Paul Ryan’s election as the 66th Speaker of the House last week represents continued Catholic dominance in the US Congress. Ryan now leads a body that’s nearly one-third Catholic.
He’s the sixth Catholic Speaker out of the past eight (seventh if you count Newt Gingrich, who converted a decade after he left office). That’s impressive, given that no Catholic was elected Speaker until 1962. He’s also the third consecutive Catholic, following Nancy Pelosi and John Boehner.
And like his predecessors, Ryan will run into some problems with the Church on certain social policies. In fact, only a few days into his term, Ryan has already done so. The 45-year-old Wisconsin Republican indicated last weekend that he’d ignore the Church’s pleas to pass immigration reform as long as Barack Obama is president. This will likely aggravate US bishops, who have devoted significant time and resources to passing comprehensive immigration reform.
This will likely displease Pope Francis even more, given his push for changes to immigration policy while visiting the United States in September. Ryan would do well to remember Francis’ words to Congress:
We must not be taken aback by [the numbers of immigrants], but rather view them as persons, seeing their faces and listening to their stories, trying to respond as best we can to their situation. To respond in a way which is always humane, just and fraternal. We need to avoid a common temptation nowadays: to discard whatever proves troublesome. Let us remember the Golden Rule: “Do unto others as you would have them do unto you.” (Matthew 7:12).
Reforming immigration has been at the heart of Francis’ agenda since his election in March, 2013. In fact, his first visit outside of Rome was to the Italian island of Lampedusa, where hundreds of North Africans have died in recent years trying to immigrate into Europe. There, he blasted the “globalization of indifference” that he says causes us to struggle to have compassion for the plight of immigrants and the marginalized.
Immigration certainly won’t be Ryan’s only Catholic problem during his tenure. He’s already a veteran of a lengthy dispute with the Catholic Church over domestic welfare programs.

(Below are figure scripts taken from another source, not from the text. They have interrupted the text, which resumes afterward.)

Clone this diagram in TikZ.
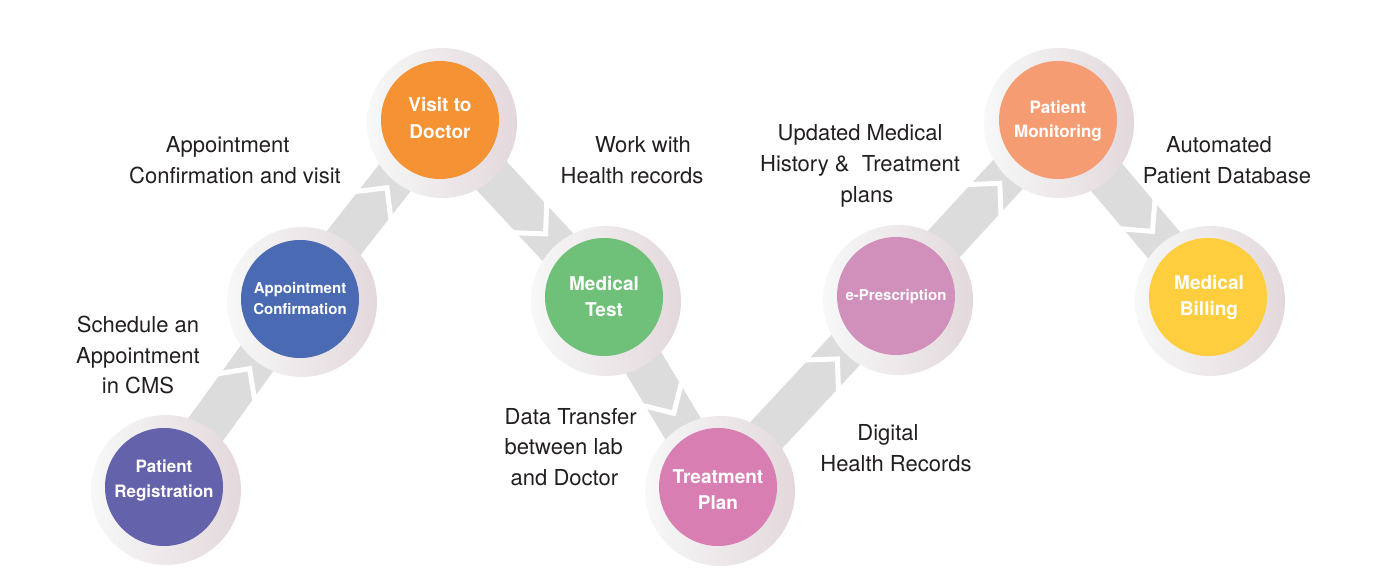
\documentclass[tikz,border=0pt]{standalone}
\usepackage{fontspec}
\setmainfont{TeX Gyre Heros}
\usetikzlibrary{calc}
\definecolor{ringL}{HTML}{F7F8F8}
\definecolor{ringR}{HTML}{E3D8DC}
\definecolor{bandgray}{HTML}{DCDCDC}
\definecolor{cReg}{HTML}{6462AA}
\definecolor{cApp}{HTML}{4A6AB4}
\definecolor{cVis}{HTML}{F49234}
\definecolor{cMed}{HTML}{6FC179}
\definecolor{cTrt}{HTML}{D87EB2}
\definecolor{cEpr}{HTML}{D18FBC}
\definecolor{cMon}{HTML}{F69C72}
\definecolor{cBil}{HTML}{FFCE3E}
\definecolor{txt}{HTML}{231F20}
\pgfdeclarelayer{bands}
\pgfsetlayers{bands,main}
\newcommand{\flowlink}[2]{%
  \draw[band] (#1.center) -- (#2.center);
  \coordinate (#1-#2-v) at ($(#2.center)!64.5pt!(#1.center)$);
  \draw[chev] ($(#1-#2-v)!29pt!135:(#2.center)$) -- (#1-#2-v) -- ($(#1-#2-v)!29pt!-135:(#2.center)$);
}
\begin{document}
\begin{tikzpicture}[x=0.75pt,y=-0.75pt,
  ring/.style={circle, minimum size=112.5pt, inner sep=0pt, left color=ringL, right color=ringR, draw=none},
  disc/.style={circle, minimum size=88.5pt, inner sep=0pt, fill=#1},
  dtext/.style={text=white, align=center, inner sep=0pt},
  band/.style={draw=bandgray, line width=31pt},
  chev/.style={draw=white, line width=3.75pt, line join=miter},
  lbl/.style={font=\fontsize{16.5}{23}\selectfont, align=center, text=txt}
]
\useasboundingbox (0,0) rectangle (1380,577);

% rings
\node[ring] (reg-ring) at (166,490) {};
\node[ring] (app-ring) at (302,302) {};
\node[ring] (vis-ring) at (442,123) {};
\node[ring] (med-ring) at (606,301) {};
\node[ring] (trt-ring) at (720,491) {};
\node[ring] (epr-ring) at (898,300) {};
\node[ring] (mon-ring) at (1059,123) {};
\node[ring] (bil-ring) at (1210,301) {};

% discs
\node[disc=cReg] (reg) at (164,487) {};
\node[disc=cApp] (app) at (300,299) {};
\node[disc=cVis] (vis) at (440,120) {};
\node[disc=cMed] (med) at (604,297) {};
\node[disc=cTrt] (trt) at (718,487) {};
\node[disc=cEpr] (epr) at (896,296) {};
\node[disc=cMon] (mon) at (1058,120) {};
\node[disc=cBil] (bil) at (1208,297) {};

% disc texts
\node[dtext, font=\bfseries\fontsize{12.75}{18.75}\selectfont] (reg-t) at (164,481) {Patient\\Registration};
\node[dtext, font=\bfseries\fontsize{11.25}{15.75}\selectfont] (app-t) at (300,299) {Appointment\\Confirmation};
\node[dtext, font=\bfseries\fontsize{14.25}{20}\selectfont] (vis-t) at (440,118) {Visit to\\Doctor};
\node[dtext, font=\bfseries\fontsize{14.25}{19.5}\selectfont] (med-t) at (604,297) {Medical\\Test};
\node[dtext, font=\bfseries\fontsize{14.25}{19.5}\selectfont] (trt-t) at (718,490) {Treatment\\Plan};
\node[dtext, font=\bfseries\fontsize{11.25}{15.75}\selectfont] (epr-t) at (896,297) {e-Prescription};
\node[dtext, font=\bfseries\fontsize{12.75}{18}\selectfont] (mon-t) at (1058,121) {Patient\\Monitoring};
\node[dtext, font=\bfseries\fontsize{14.25}{19.5}\selectfont] (bil-t) at (1209,297) {Medical\\Billing};

% connectors
\begin{pgfonlayer}{bands}
  \flowlink{reg}{app}
  \flowlink{app}{vis}
  \flowlink{vis}{med}
  \flowlink{med}{trt}
  \flowlink{trt}{epr}
  \flowlink{epr}{mon}
  \flowlink{mon}{bil}
\end{pgfonlayer}

% labels
\node[lbl] (l-sched) at (138,355) {Schedule an\\Appointment\\in CMS};
\node[lbl] (l-appt) at (235,160) {Appointment\hspace*{11pt}\\Confirmation and visit};
\node[lbl] (l-work) at (632,160) {\hspace*{16.5pt}Work with\\Health records};
\node[lbl, anchor=west, align=left] (l-data) at (500,447) {Data Transfer\\between lab\\\hspace*{4.5pt}and Doctor};
\node[lbl] (l-upd) at (860,166) {Updated Medical\\History \&\ \ Treatment\\\hspace*{10.5pt}plans};
\node[lbl] (l-dig) at (896,448) {Digital\hspace*{12pt}\\Health Records};
\node[lbl] (l-auto) at (1227,160) {Automated\hspace*{12pt}\\Patient Database};
\end{tikzpicture}
\end{document}
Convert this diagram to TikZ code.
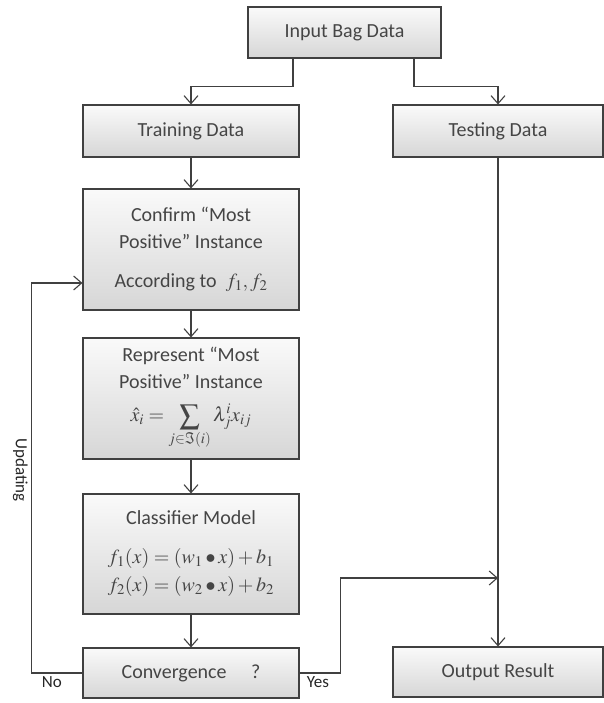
\documentclass[tikz,border=0pt]{standalone}
\usepackage{amsmath}
\usepackage{amssymb}
\usepackage{mathptmx}
\usepackage[no-math]{fontspec}
\setmainfont{Carlito}
\usepackage{tikz}
\definecolor{boxline}{rgb}{0.25, 0.25, 0.25}
\definecolor{boxtext}{rgb}{0.27, 0.27, 0.27}
\usetikzlibrary{arrows.meta, shadows}

\tikzset{
	box/.style = {draw = boxline, line width = 1.1pt, top color = black!2, bottom color = black!16,
		text = boxtext, align = center, minimum width = 216pt, inner sep = 2pt,
		drop shadow = {shadow xshift = 1.2pt, shadow yshift = -1.2pt, opacity = 0.35},
		font = \fontsize{20}{24}\selectfont},
	arr/.style = {draw = boxline, line width = 1.1pt, -{Straight Barb[length = 8pt, width = 14pt, line width = 1.1pt]}},
	lab/.style = {text = black!85, font = \fontsize{17}{20}\selectfont}
}

\begin{document}
\begin{tikzpicture}[x = 1pt, y = 1pt]
			\useasboundingbox (0,0) rectangle (603,-703);
			
			\node[box, minimum width = 193pt, minimum height = 51pt] (in) at (344.5,-32.5) {Input Bag Data};
			\node[box, minimum height = 52pt] (train) at (191,-131) {Training Data};
			\node[box, minimum width = 210pt, minimum height = 52pt] (test) at (498,-131) {Testing Data};
			\node[box, minimum height = 121pt] (conf) at (191,-249.5) {Confirm ``Most\\[3pt] Positive'' Instance\\[15pt] According to \ $f_1, f_2$};
			\node[box, minimum height = 121pt] (repr) at (191,-398.5) {Represent ``Most\\[3pt] Positive'' Instance\\[9pt] $\displaystyle \hat{x}_i = \sum_{j\in\Im(i)} \lambda_j^i x_{ij}$};
			\node[box, minimum height = 120pt] (clas) at (191,-554) {Classifier Model\\[15pt] $f_1(x) = (w_1\bullet x) + b_1$\\[4pt] $f_2(x) = (w_2\bullet x) + b_2$};
			\node[box, minimum height = 50pt] (conv) at (191,-673) {Convergence \quad ?};
			\node[box, minimum width = 210pt, minimum height = 50pt] (out) at (498,-672) {Output Result};
			
			\coordinate (merge) at (498,-578);
			
			\draw[arr] ([xshift = -51.5pt]in.south) -- ++(0,-28) -| (train.north);
			\draw[arr] ([xshift = 69.5pt]in.south) -- ++(0,-28) -| (test.north);
			\draw[arr] (train) -- (conf);
			\draw[arr] (conf) -- (repr);
			\draw[arr] (repr) -- (clas);
			\draw[arr] (clas) -- (conv);
			\draw[arr] (test) -- (out);
			
			\draw[arr] (conv.west) -- node[lab, below, pos = 0.6] (no) {No} ++(-51,0) |- node[lab, rotate = -90, pos = 0.26, below] (upd) {Updating} ([yshift = -33.5pt]conf.west);
			\draw[arr] (conv.east) -- node[lab, below, pos = 0.45] (yes) {Yes} ++(41,0) |- (merge);
			
			%	\draw[arr] (conv.east) -- (out.west);
			
			\end{tikzpicture}
\end{document}
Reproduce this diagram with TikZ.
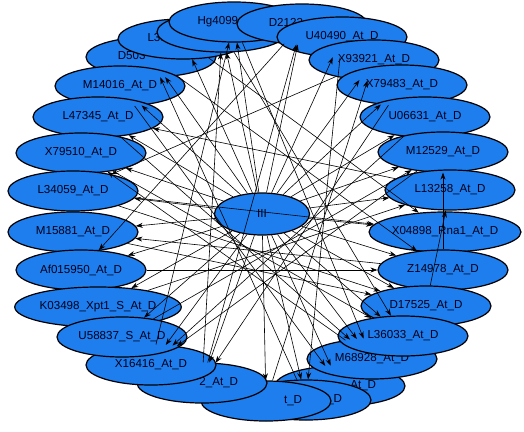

During his four years leading the House Budget Committee, Ryan’s cuts to food stamps (the Supplemental Nutritional Assistance Program, or SNAP) and the social safety net ran afoul of the American bishops, who said his budgets “failed a basic moral test.” The bishops were also concerned with Ryan’s proposal to eliminate tax credits for undocumented families.
“I reiterate our strong opposition to an unfair proposal that would alter the Child Tax Credit to exclude children of hard-working, immigrant families,” wrote Bishop Stephen Blaire at the time. “Denying the credit to children of working poor immigrant families — the large majority of whom are American citizens — would hurt vulnerable kids, increase poverty, and would not advance the common good.”
Ryan responded to the criticism by giving a speech at Georgetown, the nation’s oldest Catholic university, in April, 2012. There he claimed his budget didn’t fly in the face of the social doctrine of the Church: “I suppose that there are some Catholics who, for a long time, thought they had a monopoly of sorts … on the social teaching of our Church. Of course, there can be differences among faithful Catholics on this. The work I do as a Catholic holding office conforms to the social doctrine as best I can make of it.”
Ryan’s efforts to assuage his critics didn’t work. The controversy climaxed that summer, when Sister Simone Campbell led a 2,700-mile “Nuns on the Bus” tour through nine states to protest Ryan’s budget.
“We agree with our bishops, and that’s why we went on the road: to stand with struggling families and to lift up our Catholic sisters who serve them,” Campbell said at the 2012 Democratic National Convention. “Their work to alleviate suffering would be seriously harmed by the Ryan budget, and that is wrong.”
However, shortly after his failed vice presidential bid in November, 2012 and Pope Francis’ election in March, 2013, Ryan began to change his tune. Media reports suggested that Francis’ election changed Ryan’s view on poverty in particular.
In an August 2014 Wall Street Journal opinion piece, Ryan apologized for using the language of “makers and takers” in the past to describe the relationship between the rich and the poor:
The phrase gave insult where none was intended. People struggling and striving to get ahead — that’s what our country is all about. On that journey, they’re not “takers”; they’re trying to make something of themselves. We shouldn’t disparage that.
Ryan has acknowledged his language problem. Now he has the opportunity to acknowledge his policy problems.
The Catholic Church is right on this issue: We cannot balance the federal budget on the backs of the poor. While Ryan is right to be concerned about the effectiveness of federal programs, he must acknowledge the fact that programs like SNAP are effective at getting people out of poverty.
It’s time for Ryan to fulfill his promise to “wipe the slate clean,” set aside the old way of doing things, and create policies that serve the poor and the excluded.
He has asked the American people to pray for him, and we should. We should pray most especially that he takes Pope Francis’ words to heart and becomes a politician “who is genuinely disturbed by the state of society, the people, the lives of the poor!”